Now, Mr Stevenson has written to the Paymaster General asking what changed in the intervening four weeks. In his letter to Mel Stride MP, Mr Stevenson says:

“Notwithstanding your stated position at that time that the UK Government would not change its position and would continue to levy VAT on the emergency services, I am pleased that the Chancellor of the Exchequer – to whom I originally wrote – agreed this would be a sensible move in his Budget Statement on 22 November 2017.

“In your letter of 24 October 2017, you also stated that the Scottish Government “understandably” decided to proceed with police and fire restructuring because the advantages outweighed the costs. You will no doubt be aware that restructuring has allowed the numbers of front-line police officers to be maintained whilst merging back-office functions from eight separate police forces produced economies of scale. This is doubtless why the Scottish Conservatives included proposals for a single police force in their 2011 Manifesto.

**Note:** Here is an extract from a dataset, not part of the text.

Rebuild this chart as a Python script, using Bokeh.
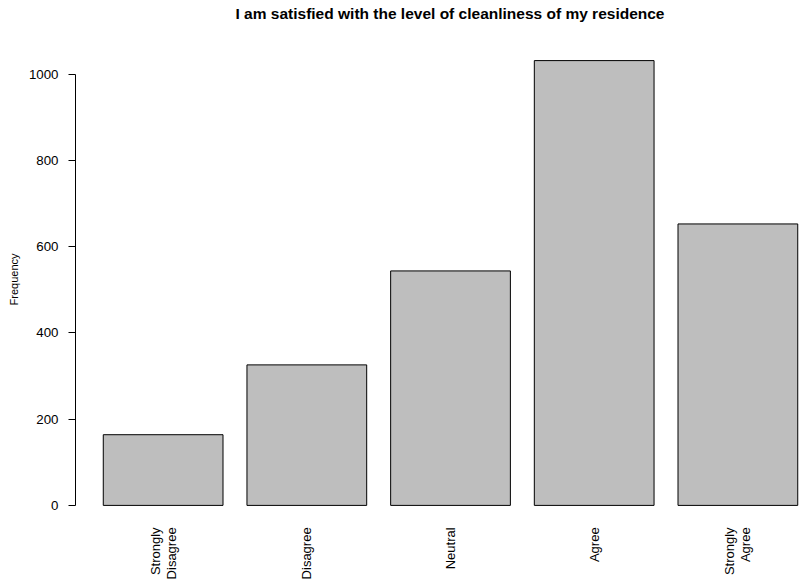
import math
from bokeh.plotting import figure
from bokeh.models import FixedTicker, Range1d, ColumnDataSource, Title
from bokeh.core.properties import value
from bokeh.embed import file_html
from bokeh.resources import INLINE

title_text = "I am satisfied with the level of cleanliness of my residence"
y_label = "Frequency"
categories = ["Strongly\nDisagree", "Disagree", "Neutral", "Agree", "Strongly\nAgree"]
counts = [164, 326, 544, 1032, 653]
y_ticks = [0, 200, 400, 600, 800, 1000]

bar_width = 1.0
space = 0.2
centers = [space + i * (bar_width + space) + bar_width / 2 for i in range(len(counts))]

# layout constants (pixels)
W, H = 799, 580
left_border = 74
top_border = 42
frame_w = W - left_border
frame_h = H - top_border
px_per_unit_y = 431 / 1000.0
px_per_unit_x = 119.9
x_start = -0.032
x_end = x_start + frame_w / px_per_unit_x
y_end = 1074
y_start = y_end - frame_h / px_per_unit_y
label_y = -51

p = figure(width=W, height=H, output_backend="svg", toolbar_location=None,
           x_range=Range1d(x_start, x_end), y_range=Range1d(y_start, y_end),
           min_border_left=left_border, min_border_right=0, min_border_top=top_border,
           min_border_bottom=0)

p.vbar(x=centers, top=counts, bottom=0, width=bar_width,
       fill_color="#BEBEBE", line_color="black", line_width=1)

src = ColumnDataSource(dict(x=centers, y=[label_y] * len(centers), t=categories))
p.text(x="x", y="y", text="t", source=src, angle=math.pi / 2,
       text_align="right", text_baseline="middle",
       text_font=value("Liberation Sans"), text_font_size="13px",
       text_color="black", text_line_height=1.05)

# title: the trailing empty line lifts the text away from the plot frame
p.title.text = title_text + "\n"
p.title.align = "left"
p.title.offset = 160
p.title.vertical_align = "bottom"
p.title.standoff = 0
p.title.text_line_height = 1.2
p.title.text_font = "Liberation Sans"
p.title.text_font_size = "15.5px"
p.title.text_font_style = "bold"
p.title.text_color = "black"

# y axis title, placed as a side title so it can sit off-centre like the original
p.add_layout(Title(text=y_label, align="right", offset=211, vertical_align="bottom",
                   standoff=10.6, text_font="Liberation Sans", text_font_size="11px",
                   text_font_style="normal", text_color="black"), "left")

p.xgrid.visible = False
p.ygrid.visible = False
p.xaxis.visible = False
p.outline_line_color = None
p.background_fill_color = "white"
p.border_fill_color = "white"

ya = p.yaxis[0]
ya.ticker = FixedTicker(ticks=y_ticks)
ya.bounds = (0, 1000)
ya.axis_line_color = "black"
ya.major_tick_line_color = "black"
ya.major_tick_in = 0
ya.major_tick_out = 7
ya.minor_tick_line_color = None
ya.major_label_standoff = 10
ya.major_label_text_font = "Liberation Sans"
ya.major_label_text_font_size = "13.3px"
ya.major_label_text_color = "black"

open("out.html", "w").write(file_html(p, INLINE))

“The Chancellor has suggested that this sudden change of mind after four years of lobbying by MSPs and Scottish MPs was entirely down to the arguments put forward by your Scottish Conservative MP colleagues. Given your stated position as at 24 October was one of no change, I should be grateful if you would let me know what highly-persuasive arguments were put forward by the Scottish Conservative MPs in the period between 24 October and 22 November which resulted in this change of mind.”

Mr Stevenson added:

“Along with my SNP colleagues both at Westminster and in the Scottish Government, this issue was raised over 100 times with the Westminster Government. Since the summer alone, I’ve done so twice and received negative responses from the Treasury, albeit the Paymaster General did accept the restructuring of police and fire services to protect frontline services was entirely understandable.

“The Tories themselves, so keen recently to portray restructuring in a negative light for political gain, even included proposals for a single Scottish police force in their 2011 manifesto.

“Given the UK Tory Government dismissed all the arguments in favour of VAT exemption put to it between 2013 and 24 October this year, I’m keen to understand from the Treasury what arguments they actually did listen to which were markedly different from the 100 other approaches made to them during this time.

“It’s a simple question and a failure to answer will reveal the Tories have simply been playing politics with Scotland’s emergency services, to the detriment of the public purse."